Effect of Li Content on the Cycling Performance of High Voltage, High Capacity LixMn1.5Ni0.5Oy Cathodes

Recently, extensive research has been done to optimize lithium-ion rechargeable batteries (LIBs) for vehicle, military and grid applications. LIBs are preferred when compared to other secondary batteries due to their high voltage and high energy density. However, the capacity of current cathode materials used for LIBs is limited. Improvements in rate capability and capacity can insure a longer cycle life and enhance LIBs. Lithium manganese nickel oxide, LiMn1.5Ni0.5O4 (LMNO) is a promising candidate because of high voltage operation.
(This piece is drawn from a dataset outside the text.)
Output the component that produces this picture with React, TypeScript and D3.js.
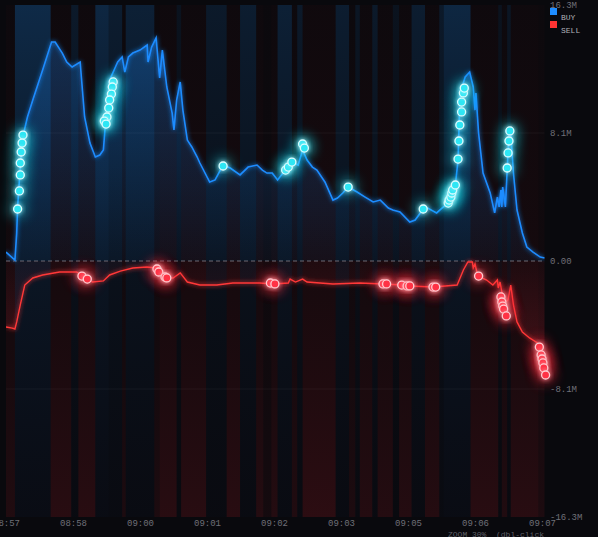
import React, { useEffect, useRef } from 'react';
import * as d3 from 'd3';

const W = 598;
const H = 537;

// x axis: seconds since the first bucket
const tickSeconds = [0, 75, 150, 225, 300, 375, 450, 525, 600];
const timeLabels = ['08:57', '08:58', '09:00', '09:01', '09:02', '09:03', '09:05', '09:06', '09:07'];

// y axis: millions
const yTicks = [16.3, 8.15, 0, -8.15, -16.3];
const yTickLabels = ['16.3M', '8.1M', '0.00', '-8.1M', '-16.3M'];

// cumulative buy flow [seconds, M]
const buyLine: [number, number][] = [
  [0, 0.57], [10, 0.06], [12, 1.78], [13, 3.44], [18, 7.7], [24, 9.17], [30, 10.25], [41, 12.16],
  [51, 13.94], [55, 13.94], [63, 13.24], [68, 12.67], [74, 12.35], [83, 12.67], [88, 9.17], [94, 7.51],
  [100, 6.62], [105, 6.75], [109, 7.07], [111, 8.53], [116, 11.52], [122, 12.29], [125, 12.67], [130, 12.99],
  [133, 12.03], [137, 12.99], [142, 13.24], [150, 13.43], [158, 13.75], [159, 12.67], [163, 13.62], [168, 14.2],
  [172, 11.65], [175, 13.43], [180, 11.08], [186, 9.42], [188, 8.34], [191, 10.25], [195, 11.4], [198, 9.61],
  [203, 7.7], [208, 7.26], [214, 6.62], [217, 6.24], [228, 5.03], [234, 5.16], [243, 6.11], [251, 5.92],
  [262, 5.48], [271, 5.98], [281, 6.11], [287, 5.79], [292, 5.6], [298, 5.6], [304, 5.16], [310, 5.6],
  [320, 6.3], [327, 6.11], [332, 7.07], [337, 6.43], [343, 5.98], [348, 5.79], [357, 5.03], [366, 3.88],
  [371, 4.01], [377, 4.33], [383, 4.71], [393, 4.39], [402, 4.07], [411, 3.76], [419, 3.88], [428, 3.37],
  [433, 3.25], [441, 3.12], [452, 2.48], [458, 2.61], [467, 3.31], [472, 3.37], [482, 3.06], [488, 3.37],
  [495, 3.69], [503, 4.84], [506, 6.43], [508, 10.25], [510, 11.01], [514, 11.72], [519, 12.03], [523, 11.08],
  [525, 9.61], [526, 10.7], [529, 8.15], [534, 5.6], [542, 4.33], [547, 3.06], [550, 4.07], [552, 3.44],
  [554, 4.52], [555, 3.44], [556, 4.71], [559, 3.44], [561, 5.79], [563, 8.15], [565, 8.15], [568, 5.6],
  [572, 3.25], [578, 1.78], [583, 0.89], [590, 0.57], [598, 0.25], [603, 0.19],
];

// cumulative sell flow [seconds, M]
const sellLine: [number, number][] = [
  [0, -4.2], [7, -4.27], [10, -4.33], [12, -3.88], [16, -2.8], [21, -1.53], [30, -1.08], [41, -0.89],
  [60, -0.7], [79, -0.7], [91, -1.15], [97, -1.34], [109, -1.27], [116, -0.89], [128, -0.64], [142, -0.45],
  [158, -0.38], [169, -0.45], [180, -1.08], [187, -1.08], [195, -0.76], [203, -1.34], [217, -1.53], [236, -1.53],
  [254, -1.4], [284, -1.4], [299, -1.46], [316, -1.4], [318, -1.15], [324, -1.34], [332, -1.15], [337, -1.34],
  [366, -1.46], [396, -1.4], [422, -1.46], [444, -1.53], [452, -1.59], [478, -1.66], [505, -1.53], [512, -0.57],
  [517, -0.06], [522, -0.06], [523, -0.45], [525, -0.19], [527, -0.7], [531, -1.02], [538, -1.21], [545, -1.53],
  [550, -1.21], [551, -1.72], [553, -1.34], [555, -1.97], [559, -2.61], [562, -2.48], [565, -1.53], [568, -2.8],
  [572, -3.88], [578, -4.52], [586, -4.9], [595, -5.22], [597, -5.54], [600, -7.07], [603, -7.32],
];

// large trades
const buyTrades: [number, number][] = [
  [19, 8.02], [18, 7.51], [17, 6.94], [16, 6.24], [16, 5.48], [15, 4.46], [13, 3.31],
  [120, 11.4], [119, 11.08], [118, 10.63], [116, 10.25], [115, 9.74], [113, 9.17], [110, 8.91], [112, 8.72],
  [243, 6.05], [313, 5.79], [316, 5.98], [320, 6.3], [332, 7.45], [334, 7.19], [383, 4.71], [467, 3.31],
  [495, 3.69], [496, 3.88], [498, 4.07], [499, 4.33], [500, 4.52], [503, 4.84],
  [506, 6.49], [507, 7.64], [508, 8.66], [510, 9.49], [510, 10.12], [512, 10.7], [513, 11.01],
  [561, 5.92], [562, 6.88], [563, 7.64], [564, 8.28],
];

const sellTrades: [number, number][] = [
  [85, -0.96], [91, -1.15], [169, -0.51], [171, -0.7], [178, -1.02], [180, -1.08],
  [296, -1.4], [301, -1.46], [422, -1.46], [426, -1.46], [443, -1.53], [449, -1.59], [452, -1.59],
  [478, -1.66], [481, -1.66], [529, -0.96],
  [554, -2.29], [555, -2.61], [556, -2.87], [557, -3.06], [560, -3.5],
  [597, -5.48], [599, -5.98], [600, -6.24], [601, -6.49], [602, -6.81], [604, -7.26],
];

// volume buckets: start second, dominant side, intensity
const bandStart = [0, 10, 50, 73, 81, 100, 115, 130, 134, 166, 172, 191, 196, 224, 247, 262, 280, 288, 297, 304,
  320, 326, 332, 369, 384, 391, 396, 410, 416, 433, 440, 454, 469, 485, 490, 520, 551, 555, 561, 565, 596];
const bandSide = ['s', 'b', 's', 'b', 's', 'b', 'b', 's', 'b', 's', 's', 'b', 's', 'b', 's', 'b', 's', 's', 's', 'b',
  's', 'b', 's', 'b', 's', 'b', 's', 'b', 's', 'b', 's', 'b', 's', 'b', 'b', 's', 'b', 's', 'b', 's', 's'];
const bandLevel = [0.6, 1, 0.8, 0.5, 0.8, 0.9, 0.6, 0.5, 0.7, 0.5, 0.8, 0.3, 0.8, 0.5, 0.8, 0.6, 0.7, 0.3, 0.7, 0.7,
  0.6, 0.5, 0.9, 0.6, 0.5, 0.4, 0.7, 0.5, 0.7, 0.3, 0.7, 0.6, 0.7, 0.5, 0.9, 0.8, 0.3, 0.6, 0.4, 0.8, 0.5];
const bandEnd = 603;

const App: React.FC = () => {
  const svgRef = useRef<SVGSVGElement>(null);

  useEffect(() => {
    if (!svgRef.current) return;
    const svg = d3.select(svgRef.current);
    svg.selectAll('*').remove();

    const x = d3.scaleLinear().domain([0, 603]).range([6, 544.7]);
    const y = d3.scaleLinear().domain([-16.3, 16.3]).range([517, 5]);
    const top = y(16.3);
    const bottom = y(-16.3);

    const defs = svg.append('defs');

    const grad = (id: string, stops: [number, string, number][], user?: [number, number]) => {
      const g = defs.append('linearGradient').attr('id', id).attr('x1', 0).attr('x2', 0);
      if (user) {
        g.attr('gradientUnits', 'userSpaceOnUse').attr('y1', user[0]).attr('y2', user[1]);
      } else {
        g.attr('y1', 0).attr('y2', 1);
      }
      stops.forEach(([o, c, op]) => g.append('stop').attr('offset', o).attr('stop-color', c).attr('stop-opacity', op));
    };
    grad('bandBuy', [[0, '#12406e', 0.6], [0.5, '#0e2a48', 0.4], [1, '#0c1830', 0.2]]);
    grad('bandSell', [[0, '#3a0c10', 0.15], [0.5, '#3a0c10', 0.3], [1, '#4a1016', 0.6]]);
    grad('buyArea', [[0, '#1e8cff', 0.32], [1, '#1e8cff', 0.05]], [top, y(0)]);
    grad('sellArea', [[0, '#ff3040', 0.04], [1, '#ff3040', 0.2]], [y(0), y(-8)]);

    const glow = (id: string, std: number) => {
      const f = defs.append('filter').attr('id', id)
        .attr('x', '-50%').attr('y', '-50%').attr('width', '200%').attr('height', '200%');
      f.append('feGaussianBlur').attr('in', 'SourceGraphic').attr('stdDeviation', std).attr('result', 'b');
      const m = f.append('feMerge');
      m.append('feMergeNode').attr('in', 'b');
      m.append('feMergeNode').attr('in', 'SourceGraphic');
    };
    glow('lineGlow', 2);
    glow('dotGlow', 2.5);
    defs.append('filter').attr('id', 'halo').attr('x', '-100%').attr('y', '-100%').attr('width', '300%').attr('height', '300%')
      .append('feGaussianBlur').attr('stdDeviation', 6);

    defs.append('clipPath').attr('id', 'plotClip').append('rect')
      .attr('x', x(0)).attr('y', top).attr('width', x(603) - x(0)).attr('height', bottom - top);

    svg.append('rect').attr('width', W).attr('height', H).attr('fill', '#09090d');

    const plot = svg.append('g').attr('clip-path', 'url(#plotClip)');

    // volume bands
    plot.append('g').selectAll('rect')
      .data(bandStart)
      .join('rect')
      .attr('x', (d) => x(d))
      .attr('width', (d, i) => x(i < bandStart.length - 1 ? bandStart[i + 1] : bandEnd) - x(d))
      .attr('y', top)
      .attr('height', bottom - top)
      .attr('fill', (_, i) => (bandSide[i] === 'b' ? 'url(#bandBuy)' : 'url(#bandSell)'))
      .attr('opacity', (_, i) => bandLevel[i]);

    // grid
    plot.append('g').selectAll('line')
      .data([8.15, -8.15])
      .join('line')
      .attr('x1', x(0)).attr('x2', x(603))
      .attr('y1', (d) => y(d)).attr('y2', (d) => y(d))
      .attr('stroke', '#ffffff').attr('stroke-opacity', 0.05);

    plot.append('line')
      .attr('x1', x(0)).attr('x2', x(603)).attr('y1', y(0)).attr('y2', y(0))
      .attr('stroke', '#6a6a72').attr('stroke-dasharray', '4,3').attr('stroke-width', 1);

    // areas
    const area = d3.area<[number, number]>().x((d) => x(d[0])).y0(y(0)).y1((d) => y(d[1]));
    const line = d3.line<[number, number]>().x((d) => x(d[0])).y((d) => y(d[1]));

    plot.append('path').attr('d', area(buyLine)).attr('fill', 'url(#buyArea)');
    plot.append('path').attr('d', area(sellLine)).attr('fill', 'url(#sellArea)');

    plot.append('path').attr('d', line(buyLine)).attr('fill', 'none')
      .attr('stroke', '#1e8cff').attr('stroke-width', 1.6).attr('filter', 'url(#lineGlow)');
    plot.append('path').attr('d', line(sellLine)).attr('fill', 'none')
      .attr('stroke', '#ff3838').attr('stroke-width', 1.4).attr('filter', 'url(#lineGlow)');

    // trade markers
    const dots = svg.append('g');
    const drawTrades = (data: [number, number][], fill: string, stroke: string, haloColor: string) => {
      dots.append('g').selectAll('circle')
        .data(data)
        .join('circle')
        .attr('cx', (d) => x(d[0])).attr('cy', (d) => y(d[1]))
        .attr('r', 10)
        .attr('fill', haloColor)
        .attr('opacity', 0.38)
        .attr('filter', 'url(#halo)');
      dots.append('g').selectAll('circle')
        .data(data)
        .join('circle')
        .attr('cx', (d) => x(d[0])).attr('cy', (d) => y(d[1]))
        .attr('r', 4)
        .attr('fill', fill)
        .attr('stroke', stroke)
        .attr('stroke-width', 1.3)
        .attr('filter', 'url(#dotGlow)');
    };
    drawTrades(buyTrades, '#2ee6f4', '#dcfdff', '#19e0f0');
    drawTrades(sellTrades, '#ff3344', '#ffccd2', '#ff2a3a');

    // axes
    const font = "'Liberation Mono', 'DejaVu Sans Mono', monospace";
    const xAxis = svg.append('g')
      .attr('transform', `translate(0,${bottom})`)
      .call(d3.axisBottom(x).tickValues(tickSeconds).tickSize(0).tickPadding(3)
        .tickFormat((_, i) => timeLabels[i]));
    xAxis.select('.domain').remove();
    xAxis.selectAll('text').attr('fill', '#707078').attr('font-family', font).attr('font-size', 9);

    svg.append('g').selectAll('text')
      .data(yTicks)
      .join('text')
      .attr('x', 550)
      .attr('y', (d) => y(d))
      .attr('dy', '0.35em')
      .attr('fill', '#707078')
      .attr('font-family', font)
      .attr('font-size', 9)
      .text((_, i) => yTickLabels[i]);

    // legend
    const legend = svg.append('g').attr('font-family', font).attr('font-size', 8).attr('fill', '#b0b0b8');
    legend.append('rect').attr('x', 550).attr('y', 8).attr('width', 7).attr('height', 7).attr('fill', '#1e8cff');
    legend.append('text').attr('x', 561).attr('y', 20).text('BUY');
    legend.append('rect').attr('x', 550).attr('y', 21).attr('width', 7).attr('height', 7).attr('fill', '#ff3333');
    legend.append('text').attr('x', 561).attr('y', 33).text('SELL');

    svg.append('text')
      .attr('x', 448).attr('y', 537)
      .attr('fill', '#5e5e66')
      .attr('font-family', font)
      .attr('font-size', 8)
      .style('white-space', 'pre')
      .text('ZOOM 30%  (dbl-click');
  }, []);

  return (
    <svg
      ref={svgRef}
      width={W}
      height={H}
      style={{ position: 'fixed', left: 0, top: 0, display: 'block' }}
    />
  );
};

export default App;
However, dissolution of manganese due to reaction with electrolytes and lower capacity is still a concern. Recently, several groups have reported an integrated layered-spinel composite cathodes using LMNO and Li2Mn0.6Ni0.2O3 to form LixMn1.5Ni0.5Oy (x=1.0~3.0). 1-6 These composite cathodes have shown better performances than the layered or spinel cathodes with respect to specific capacity and cyclability. One strategy is to study the effect of Li content in LMNO and investigate its structural characteristics and cycling performances. The LixMn1.5Ni0.5Oy sample show high capacity only when the Li content is above 2.0. We will report in detail about the synthesis of LixMn1.5Ni0.5Oy (x=2.0-3.0) cathodes and its electrochemical performances for lithium ion batteries.